# Raw data:
☆ ☆ ☆ ☆ ☆
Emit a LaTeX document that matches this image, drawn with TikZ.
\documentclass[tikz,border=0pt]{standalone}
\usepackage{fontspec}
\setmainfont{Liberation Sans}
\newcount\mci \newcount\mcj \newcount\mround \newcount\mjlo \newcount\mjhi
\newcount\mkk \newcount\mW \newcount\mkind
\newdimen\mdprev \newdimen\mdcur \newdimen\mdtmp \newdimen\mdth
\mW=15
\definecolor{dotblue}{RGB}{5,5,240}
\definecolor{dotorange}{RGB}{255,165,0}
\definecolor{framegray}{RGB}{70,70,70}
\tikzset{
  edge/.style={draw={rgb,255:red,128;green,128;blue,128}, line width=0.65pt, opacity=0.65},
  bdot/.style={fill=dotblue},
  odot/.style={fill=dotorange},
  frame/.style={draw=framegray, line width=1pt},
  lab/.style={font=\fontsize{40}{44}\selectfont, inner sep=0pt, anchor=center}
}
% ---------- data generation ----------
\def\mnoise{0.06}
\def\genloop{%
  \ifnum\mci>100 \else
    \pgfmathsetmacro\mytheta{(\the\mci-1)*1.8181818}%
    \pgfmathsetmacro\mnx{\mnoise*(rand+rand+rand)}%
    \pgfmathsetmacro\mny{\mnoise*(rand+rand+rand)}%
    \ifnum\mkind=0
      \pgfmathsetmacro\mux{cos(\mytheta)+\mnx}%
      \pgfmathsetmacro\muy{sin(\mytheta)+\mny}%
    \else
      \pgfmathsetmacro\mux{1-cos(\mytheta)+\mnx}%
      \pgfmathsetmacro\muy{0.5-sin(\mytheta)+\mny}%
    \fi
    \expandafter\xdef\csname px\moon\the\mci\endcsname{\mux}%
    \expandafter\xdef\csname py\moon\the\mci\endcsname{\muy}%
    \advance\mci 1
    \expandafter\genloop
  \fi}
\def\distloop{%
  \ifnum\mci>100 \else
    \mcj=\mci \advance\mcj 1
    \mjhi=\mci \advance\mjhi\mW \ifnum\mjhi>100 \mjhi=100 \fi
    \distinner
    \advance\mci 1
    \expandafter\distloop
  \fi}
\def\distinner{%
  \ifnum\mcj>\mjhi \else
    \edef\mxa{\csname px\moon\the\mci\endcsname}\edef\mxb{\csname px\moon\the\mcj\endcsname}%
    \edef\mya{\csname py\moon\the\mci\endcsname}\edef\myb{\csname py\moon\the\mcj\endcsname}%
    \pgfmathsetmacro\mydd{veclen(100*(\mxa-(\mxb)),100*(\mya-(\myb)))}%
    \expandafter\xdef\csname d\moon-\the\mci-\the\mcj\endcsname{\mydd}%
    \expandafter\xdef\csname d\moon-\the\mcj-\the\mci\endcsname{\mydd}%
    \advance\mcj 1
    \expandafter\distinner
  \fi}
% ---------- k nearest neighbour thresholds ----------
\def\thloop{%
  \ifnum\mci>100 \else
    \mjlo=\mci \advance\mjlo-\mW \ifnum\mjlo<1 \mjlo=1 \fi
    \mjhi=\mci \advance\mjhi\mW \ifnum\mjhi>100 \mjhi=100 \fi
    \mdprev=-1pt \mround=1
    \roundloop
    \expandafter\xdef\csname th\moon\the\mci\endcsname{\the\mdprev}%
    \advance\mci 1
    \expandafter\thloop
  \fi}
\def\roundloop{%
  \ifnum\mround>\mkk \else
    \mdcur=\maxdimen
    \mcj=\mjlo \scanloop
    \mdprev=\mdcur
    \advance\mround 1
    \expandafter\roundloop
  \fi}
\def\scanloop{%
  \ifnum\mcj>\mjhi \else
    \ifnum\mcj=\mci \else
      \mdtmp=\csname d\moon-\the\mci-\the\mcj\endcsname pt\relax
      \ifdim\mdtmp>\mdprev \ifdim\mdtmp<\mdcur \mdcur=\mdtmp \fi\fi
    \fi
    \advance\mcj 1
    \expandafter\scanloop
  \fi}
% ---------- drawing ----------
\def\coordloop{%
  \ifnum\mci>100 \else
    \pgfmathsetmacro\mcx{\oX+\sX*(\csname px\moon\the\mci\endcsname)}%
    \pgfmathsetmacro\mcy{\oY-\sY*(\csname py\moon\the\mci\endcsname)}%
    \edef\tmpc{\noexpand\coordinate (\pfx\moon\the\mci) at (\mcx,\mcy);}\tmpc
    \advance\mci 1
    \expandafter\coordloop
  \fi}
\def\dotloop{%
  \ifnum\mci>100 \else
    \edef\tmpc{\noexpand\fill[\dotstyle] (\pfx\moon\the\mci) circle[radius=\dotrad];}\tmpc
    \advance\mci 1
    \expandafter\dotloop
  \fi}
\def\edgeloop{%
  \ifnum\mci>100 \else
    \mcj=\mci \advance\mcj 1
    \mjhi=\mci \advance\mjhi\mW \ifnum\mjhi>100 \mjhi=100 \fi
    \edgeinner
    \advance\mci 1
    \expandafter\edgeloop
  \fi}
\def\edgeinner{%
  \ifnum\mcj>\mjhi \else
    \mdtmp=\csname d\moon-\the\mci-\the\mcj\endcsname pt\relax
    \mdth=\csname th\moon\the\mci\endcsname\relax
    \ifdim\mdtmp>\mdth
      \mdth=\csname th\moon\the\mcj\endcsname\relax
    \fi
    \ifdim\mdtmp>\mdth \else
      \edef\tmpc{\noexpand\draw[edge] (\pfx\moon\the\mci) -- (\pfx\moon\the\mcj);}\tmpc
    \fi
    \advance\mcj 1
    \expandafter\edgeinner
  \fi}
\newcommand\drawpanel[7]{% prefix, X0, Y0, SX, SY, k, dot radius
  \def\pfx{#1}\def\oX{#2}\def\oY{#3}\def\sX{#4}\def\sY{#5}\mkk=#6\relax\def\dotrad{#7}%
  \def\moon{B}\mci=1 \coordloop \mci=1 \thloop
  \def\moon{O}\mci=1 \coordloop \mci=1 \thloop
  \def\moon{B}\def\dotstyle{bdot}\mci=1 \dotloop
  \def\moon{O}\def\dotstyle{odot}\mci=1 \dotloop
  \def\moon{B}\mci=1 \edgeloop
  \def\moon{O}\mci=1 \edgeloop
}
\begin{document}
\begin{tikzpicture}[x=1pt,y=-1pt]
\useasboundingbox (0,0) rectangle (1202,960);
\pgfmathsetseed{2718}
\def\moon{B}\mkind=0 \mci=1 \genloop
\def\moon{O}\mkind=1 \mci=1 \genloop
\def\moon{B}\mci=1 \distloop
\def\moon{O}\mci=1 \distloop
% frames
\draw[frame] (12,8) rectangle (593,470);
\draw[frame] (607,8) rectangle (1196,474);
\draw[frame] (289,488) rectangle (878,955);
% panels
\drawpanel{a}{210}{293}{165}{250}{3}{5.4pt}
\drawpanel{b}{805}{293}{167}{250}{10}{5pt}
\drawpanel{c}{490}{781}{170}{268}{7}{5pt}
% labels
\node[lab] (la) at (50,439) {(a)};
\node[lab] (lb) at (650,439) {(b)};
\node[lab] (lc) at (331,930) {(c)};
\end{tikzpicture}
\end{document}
☆ ☆ ☆ ☆ ☆
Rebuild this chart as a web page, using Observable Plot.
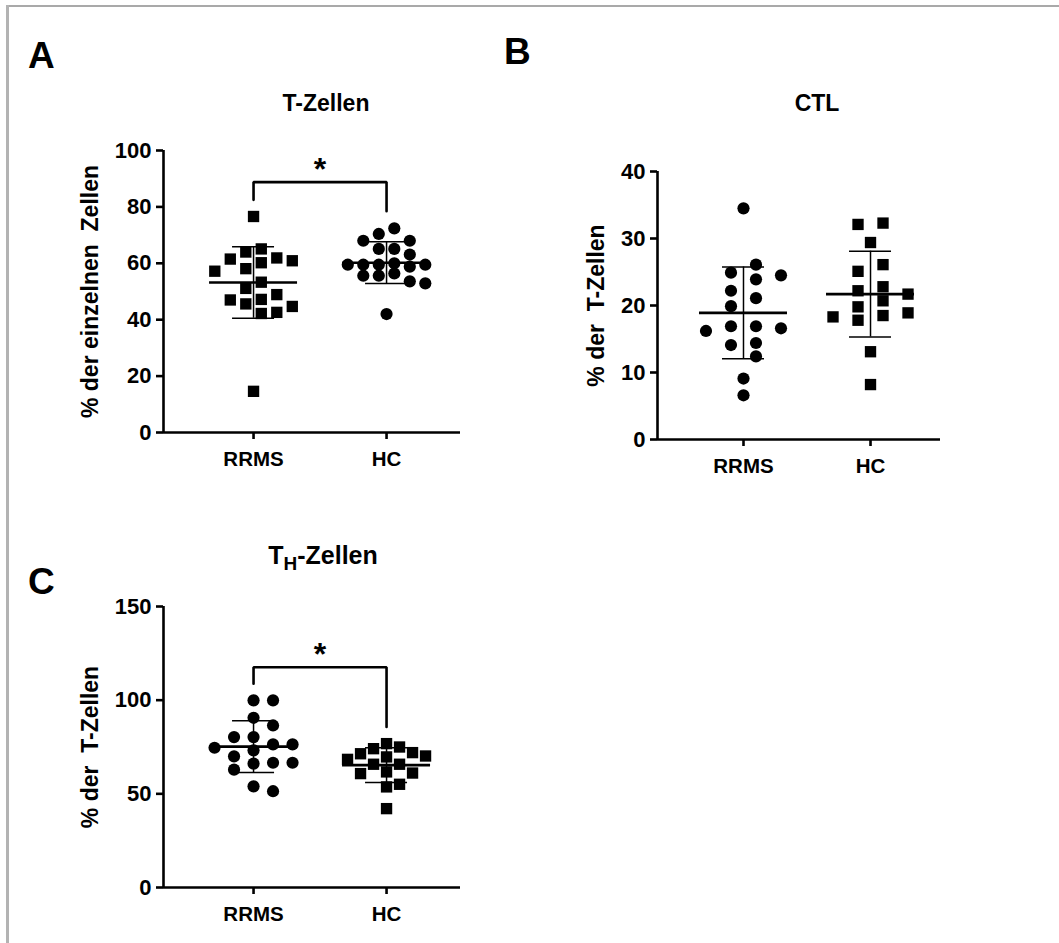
☆ ☆ ☆ ☆ ☆
# Aim:
Gather each line in these records that contains the string "this".

# Problem solution:
Emit a LaTeX document that matches this image, drawn with TikZ.
Rebuild this chart as a web page, using Observable Plot.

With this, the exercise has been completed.